Cool, goatee'd and leather-clad, Jackson oozes star quality as he swaggers through the action and attempts to distract from the holes and absurd coincidences in the movie's over-plotted narrative which also involves police corruption, a missing murder witness (Toni Collette) and a colourful Dominican drug dealer, entertainingly played in an outsized, hyperactive performance by Jeffrey Wright. The cast also includes Vanessa Williams as Shaft's sidekick, Busta Rhymes as his streetwise confidante and the original John Shaft, Richard Roundtree, now cast as the central character's uncle.

The original 1971 Shaft goes on re-release at the IFC in Dublin from next Friday.

Timecode (members and guests only) IFC, Dublin

Director Mike Figgis has made innovative use of the new digital technology in film-making in his latest film, Time Code. While a tad pretentious as a movie, the results of his innovation are fascinating as a cinematic experiment. Four cameras film four improvised and intertwining stories simultaneously over 93 minutes. There isn't a single cut and all four stories are shown at the same time in split-screen format. There is no editing and no break in film rolling-something only now made possible with the new technology.

If four simultaneous stories sound impossible for an audience to follow, Figgis has overcome the problem by fading up the sound on one story and down on the others at different points. This offers the audience an aid to focus in on what's important at any given time. The story itself is set against the decadent backdrop of the Los Angeles movie scene. Stellan Skarsgard plays an alcoholic motion picture executive who is having an affair with an aspiring actress, while his wife, played by Saffron Burrows, remains unaware of the infidelity.

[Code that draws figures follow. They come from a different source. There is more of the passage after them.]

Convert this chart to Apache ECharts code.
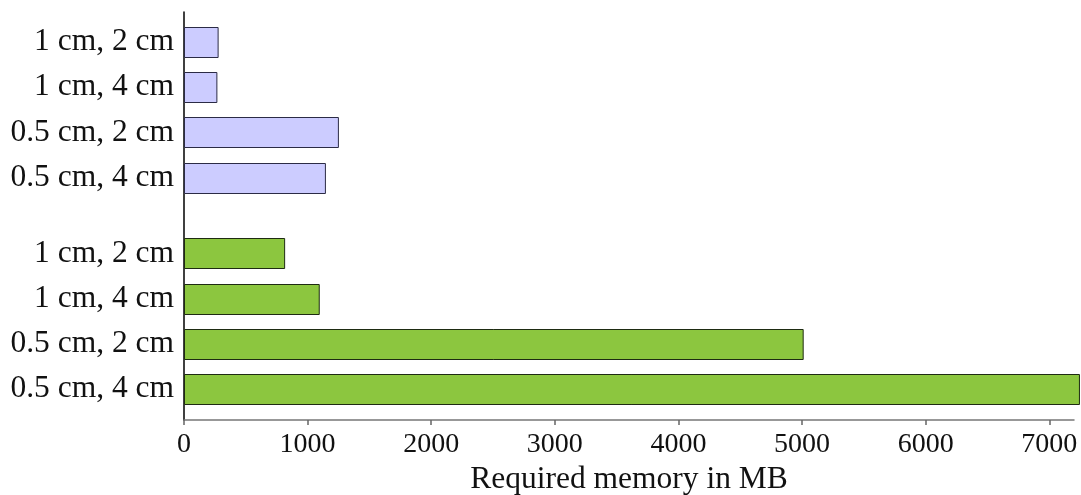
<!DOCTYPE html>
<html>
<head>
<meta charset="utf-8">
<script src="https://cdn.jsdelivr.net/npm/echarts@6/dist/echarts.min.js"></script>
<style>
  html, body { margin: 0; padding: 0; background: #fff; }
  #chart { width: 1081px; height: 495px; }
</style>
</head>
<body>
<div id="chart"></div>
<script>
// Configuration labels, bottom to top within each group
const configLabels = ['0.5 cm, 4 cm', '0.5 cm, 2 cm', '1 cm, 4 cm', '1 cm, 2 cm'];

// Vertical slot of each bar on the y scale (the two groups are separated by a gap)
const greenPositions = [0, 1, 2, 3];
const bluePositions = [4.67, 5.67, 6.67, 7.67];

// Required memory in MB
const greenValues = [7240, 5005, 1090, 810];
const blueValues = [1140, 1245, 262, 272];

// X axis ticks
const xTicks = [0, 1000, 2000, 3000, 4000, 5000, 6000, 7000];

const FONT = 'Liberation Serif';
const BAR_HEIGHT = 30;

const allPositions = greenPositions.concat(bluePositions);
const allLabels = configLabels.concat(configLabels);

function barRenderer(fill, stroke) {
  return function (params, api) {
    const value = api.value(0);
    const pos = api.value(1);
    const start = api.coord([0, pos]);
    const end = api.coord([value, pos]);
    return {
      type: 'rect',
      shape: {
        x: Math.round(start[0]) + 0.5,
        y: Math.round(start[1] - BAR_HEIGHT / 2) + 0.5,
        width: end[0] - start[0],
        height: BAR_HEIGHT
      },
      style: { fill: fill, stroke: stroke, lineWidth: 1 }
    };
  };
}

const chart = echarts.init(document.getElementById('chart'), null, { renderer: 'canvas' });

chart.setOption({
  animation: false,
  backgroundColor: '#ffffff',
  grid: {
    left: 184,
    right: 7,
    top: 12,
    bottom: 75,
    containLabel: false,
    outerBoundsMode: 'none'
  },
  xAxis: {
    type: 'value',
    min: 0,
    max: 7200,
    name: 'Required memory in MB',
    nameLocation: 'middle',
    nameGap: 42,
    nameTextStyle: { fontFamily: FONT, fontSize: 31.5, color: '#111' },
    axisLine: { show: true, onZero: false, lineStyle: { color: '#777', width: 1.5 } },
    axisTick: { show: true, customValues: xTicks, length: 5, inside: false, lineStyle: { color: '#666', width: 1.5 } },
    axisLabel: {
      customValues: xTicks,
      fontFamily: FONT,
      fontSize: 28,
      color: '#111',
      margin: 11,
      formatter: function (v) { return String(v); }
    },
    splitLine: { show: false }
  },
  yAxis: {
    type: 'value',
    min: -0.68,
    max: 8.33,
    axisLine: { show: true, onZero: false, lineStyle: { color: '#000', width: 1.5 } },
    axisTick: { show: false },
    axisLabel: {
      customValues: allPositions,
      fontFamily: FONT,
      fontSize: 31.5,
      color: '#111',
      margin: 10,
      formatter: function (v) {
        let best = 0;
        for (let i = 1; i < allPositions.length; i++) {
          if (Math.abs(allPositions[i] - v) < Math.abs(allPositions[best] - v)) best = i;
        }
        return allLabels[best];
      }
    },
    splitLine: { show: false }
  },
  series: [
    {
      name: 'coarse',
      type: 'custom',
      renderItem: barRenderer('#ccccff', '#2b2b45'),
      encode: { x: 0, y: 1 },
      data: blueValues.map((v, i) => [v, bluePositions[i]])
    },
    {
      name: 'fine',
      type: 'custom',
      renderItem: barRenderer('#8cc63f', '#1e2b12'),
      encode: { x: 0, y: 1 },
      data: greenValues.map((v, i) => [v, greenPositions[i]])
    }
  ]
});
</script>
</body>
</html>
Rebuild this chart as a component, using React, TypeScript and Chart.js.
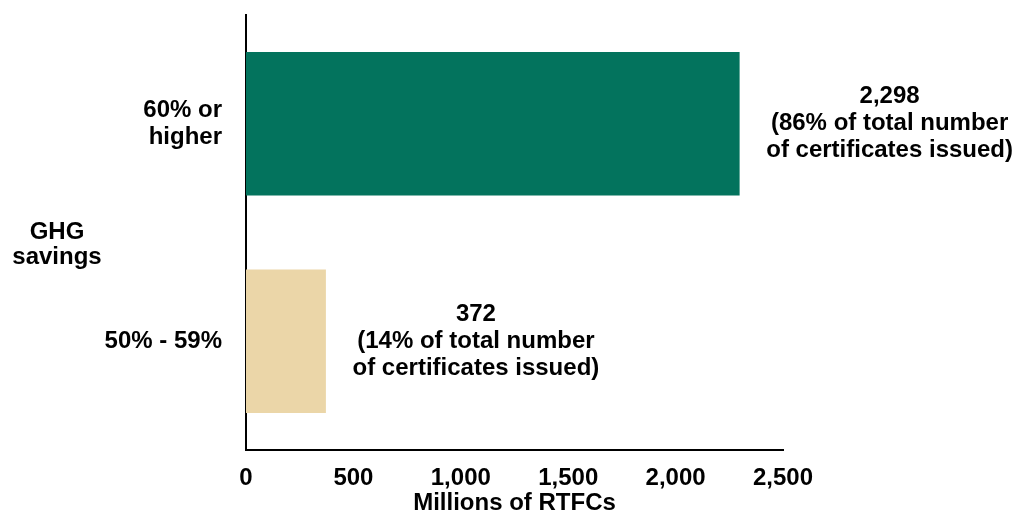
import React, { useEffect, useRef } from "react";
import { Chart, registerables } from "chart.js";

Chart.register(...registerables);

const categories: (string | string[])[] = [["60% or", "higher"], "50% - 59%"];
const values: number[] = [2298, 372];
const barColors: string[] = ["#03735D", "#EBD6A8"];
const valueLabels: string[][] = [
  ["2,298", "(86% of total number", "of certificates issued)"],
  ["372", "(14% of total number", "of certificates issued)"],
];
const xTicks: number[] = [0, 500, 1000, 1500, 2000, 2500];
const yAxisTitle: string[] = ["GHG", "savings"];
const xAxisTitle = "Millions of RTFCs";

const FONT = '"Liberation Sans", Arial, sans-serif';
const FS = 24;

const labelPlugin = {
  id: "valueLabels",
  afterDatasetsDraw(chart: any) {
    const ctx = chart.ctx;
    const meta = chart.getDatasetMeta(0);
    ctx.save();
    ctx.font = `bold ${FS}px ${FONT}`;
    ctx.fillStyle = "#000";
    ctx.textAlign = "center";
    ctx.textBaseline = "middle";
    const lh = 27;
    meta.data.forEach((el: any, i: number) => {
      const lines = valueLabels[i];
      const cx = el.x + 150;
      const y0 = el.y - ((lines.length - 1) * lh) / 2;
      lines.forEach((t, j) => ctx.fillText(t, cx, y0 + j * lh));
    });
    // y axis title (horizontal, at left)
    const midY = (chart.chartArea.top + chart.chartArea.bottom) / 2 + 12;
    const y1 = midY - ((yAxisTitle.length - 1) * 25) / 2;
    yAxisTitle.forEach((t, j) => ctx.fillText(t, 57, y1 + j * 25));
    ctx.restore();
  },
};

export default function App() {
  const ref = useRef<HTMLCanvasElement>(null);
  useEffect(() => {
    if (!ref.current) return;
    const chart = new Chart(ref.current, {
      type: "bar",
      data: {
        labels: categories as any,
        datasets: [
          {
            data: values,
            backgroundColor: barColors,
            borderWidth: 0,
            barPercentage: 0.66,
            categoryPercentage: 1,
          },
        ],
      },
      options: {
        indexAxis: "y",
        animation: false,
        responsive: false,
        layout: { padding: { top: 15, right: 243, left: 0, bottom: 0 } },
        plugins: { legend: { display: false }, tooltip: { enabled: false } },
        scales: {
          x: {
            type: "linear",
            min: xTicks[0],
            max: xTicks[xTicks.length - 1],
            afterBuildTicks: (scale: any) => {
              scale.ticks = xTicks.map((v) => ({ value: v }));
            },
            afterFit: (scale: any) => {
              scale.height = 69;
            },
            grid: { display: false, drawTicks: false },
            border: { display: true, color: "#000", width: 2 },
            ticks: {
              color: "#000",
              padding: 14,
              font: { family: FONT, size: FS, weight: "bold" },
              callback: (v: any) => Number(v).toLocaleString("en-US"),
            },
            title: {
              display: true,
              text: xAxisTitle,
              color: "#000",
              padding: { top: 0, bottom: 1 },
              font: { family: FONT, size: FS, weight: "bold" },
            },
          },
          y: {
            afterFit: (scale: any) => {
              scale.width = 246;
              scale.paddingTop = 0;
              scale.paddingBottom = 0;
            },
            grid: { display: false, drawTicks: false },
            border: { display: true, color: "#000", width: 2 },
            ticks: {
              color: "#000",
              padding: 24,
              font: { family: FONT, size: FS, weight: "bold", lineHeight: 27 / FS },
            },
          },
        },
      },
      plugins: [labelPlugin],
    });
    return () => chart.destroy();
  }, []);
  return (
    <div style={{ position: "fixed", left: 0, top: 0, width: 1026, height: 519, background: "#fff" }}>
      <canvas ref={ref} width={1026} height={519} style={{ display: "block" }} />
    </div>
  );
}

The actress in question, however, has a jealous lesbian lover, played by Jeanne Tripplehorn, whose actions bring all the diffuse plots and characters together, and leads the film to its neat resolution. While Time Code is a little demanding on the audience, as a viewer you quickly learn how to watch the film and are kept busy enough by the quadruple-split screen that you rarely become bored. While each of the four stories may be slight on its own, the cumulative effect of the four as one does convince.

In addition, the improvised performances of the cast cannot but impress, fully exposed as they are, unable to hide behind the second take or the editing out of mistakes in the editing room. In the end, however, it is neither the narrative nor the performances that make Time Code worth a look. It is the pure interest of witnessing a technical experiment come off smoothly - plus the fact that the director of Leaving Las Vegas can still experiment at a lower budget, and challenge our understanding of cinema along the way.